The borrower can pay whatever amount he wants, as long as he pays the minimum amount of the interest due each time. Even with more conventional home loans, you could pay additional on your mortgage to reduce the principal balance more quickly, but the idea here is to keep the monthly payment low.

The concept was believed to be a good one since rising housing prices guaranteed an increase in the value of the home. Normally, equity in a home is gained by a combination of paying off the loan value and increasing home values.

Now that real estate values are falling instead of rising, the logic of interest only loans has been called into question. There are cases where interest only loans are a good solution. This might be good option as long as it were a temporary situation.

Perhaps there is a situation where one partner is not employed or only working part time while he finishes school. Theoretically, once the other partner finishes school and starts working again, the mortgage payments can be increased to begin to lower the loan.

Another example may be where the homeowner has income that varies greatly from month to month. Maybe a project worker is only paid at the end of the project. When income is low, the lower payment (interest only) choice could be used and then when the windfall amount was received, higher payments could be made to pay down the loan.
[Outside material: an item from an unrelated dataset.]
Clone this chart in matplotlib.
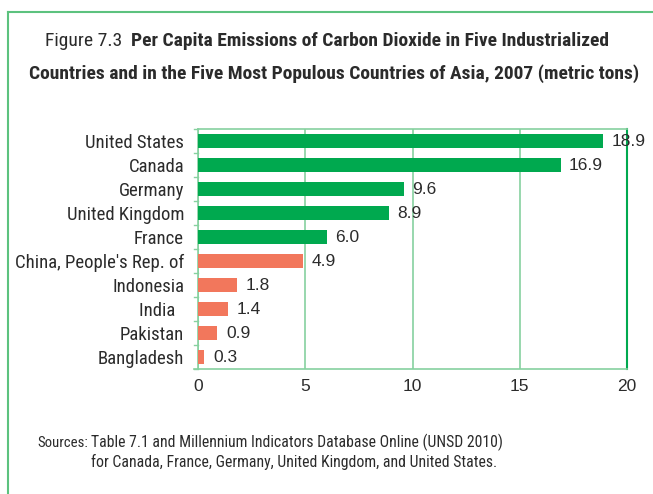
import matplotlib
matplotlib.use("Agg")
import matplotlib.pyplot as plt
from matplotlib.lines import Line2D

countries = ["United States", "Canada", "Germany", "United Kingdom", "France",
             "China, People's Rep. of", "Indonesia", "India  ", "Pakistan", "Bangladesh"]
values = [18.9, 16.9, 9.6, 8.9, 6.0, 4.9, 1.8, 1.4, 0.9, 0.3]
groups = ["ind", "ind", "ind", "ind", "ind", "asia", "asia", "asia", "asia", "asia"]
xticks = [0, 5, 10, 15, 20]

GREEN = "#00a94f"
SALMON = "#f2775c"
GRID = "#86d19f"
TXT = "#2b2b2b"
FONT = ["Liberation Sans Narrow", "Roboto Condensed", "DejaVu Sans"]
NUMFONT = ["Liberation Sans", "DejaVu Sans"]
plt.rcParams["font.family"] = FONT

fig = plt.figure(figsize=(6.53, 4.94), dpi=100)
W, H = 653, 494

# frame lines
fig.add_artist(Line2D([8 / W, 1], [1 - 12 / H, 1 - 12 / H], color="#5cc27e", lw=1.5, transform=fig.transFigure))
fig.add_artist(Line2D([8 / W, 8 / W], [0, 1 - 12 / H], color="#5cc27e", lw=1.5, transform=fig.transFigure))

ax = fig.add_axes([198 / W, 1 - 369 / H, (627 - 198) / W, (369 - 129) / H])
n = len(countries)
ypos = list(range(n))[::-1]
colors = [GREEN if g == "ind" else SALMON for g in groups]
ax.barh(ypos, values, height=0.55, color=colors, zorder=3)
for y, v in zip(ypos, values):
    ax.text(v + 0.4, y, f"{v:.1f}", va="center", ha="left", fontsize=12.5,
            color=TXT, zorder=4, family=NUMFONT)

ax.set_xlim(0, 20)
ax.set_ylim(-0.5, n - 0.5)
ax.set_xticks(xticks)
ax.set_xticklabels([str(t) for t in xticks], fontsize=12.5, color=TXT, family=NUMFONT)
ax.tick_params(axis="x", length=0, pad=7)
ax.set_yticks(ypos)
ax.set_yticklabels(countries, fontsize=13.5, color=TXT)
ax.tick_params(axis="y", length=0, pad=10)
# category separator ticks on left spine
for b in [i - 0.5 for i in range(n + 1)]:
    ax.plot([-0.17, 0], [b, b], color=GRID, lw=1, clip_on=False, zorder=5)
ax.plot([-0.17, 0], [-0.5, -0.5], color=GRID, lw=1.2, clip_on=False, zorder=5)
ax.grid(axis="x", color=GRID, lw=1.2, zorder=1)
for s in ["left", "top", "bottom"]:
    ax.spines[s].set_color(GRID)
    ax.spines[s].set_linewidth(1.2)
ax.spines["right"].set_color(GREEN)
ax.spines["right"].set_linewidth(1.5)

# title
t1 = fig.text(45 / W, 1 - 41 / H, "Figure 7.3  ", fontsize=14, color=TXT, va="center", ha="left")
fig.canvas.draw()
ax.annotate("Per Capita Emissions of Carbon Dioxide in Five Industrialized",
            xy=(1, 0.5), xycoords=t1, va="center", ha="left", fontsize=14,
            fontweight="bold", color=TXT, annotation_clip=False)
fig.text(334 / W, 1 - 74 / H,
         "Countries and in the Five Most Populous Countries of Asia, 2007 (metric tons)",
         fontsize=14, fontweight="bold", color=TXT, va="center", ha="center")

# sources
fig.text(37 / W, 1 - 447 / H, "Sources:", fontsize=10.6, color=TXT, va="baseline", ha="left")
fig.text(91 / W, 1 - 447 / H,
         "Table 7.1 and Millennium Indicators Database Online (UNSD 2010)",
         fontsize=11.3, color=TXT, va="baseline", ha="left")
fig.text(91 / W, 1 - 467 / H,
         "for Canada, France, Germany, United Kingdom, and United States.",
         fontsize=11.3, color=TXT, va="baseline", ha="left")

fig.savefig("out.png", dpi=100)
But in any of these cases, the homeowners cannot count on the price of the home rising and should make sure principal payments are made. You want to make sure that you pay off some of the principle so that you will have some equity built in the home, since you can no longer count on real estate market increases to do so. If no equity has been paid down, the owner will have to raise additional money to pay off the mortgage when home values have not sufficiently increased.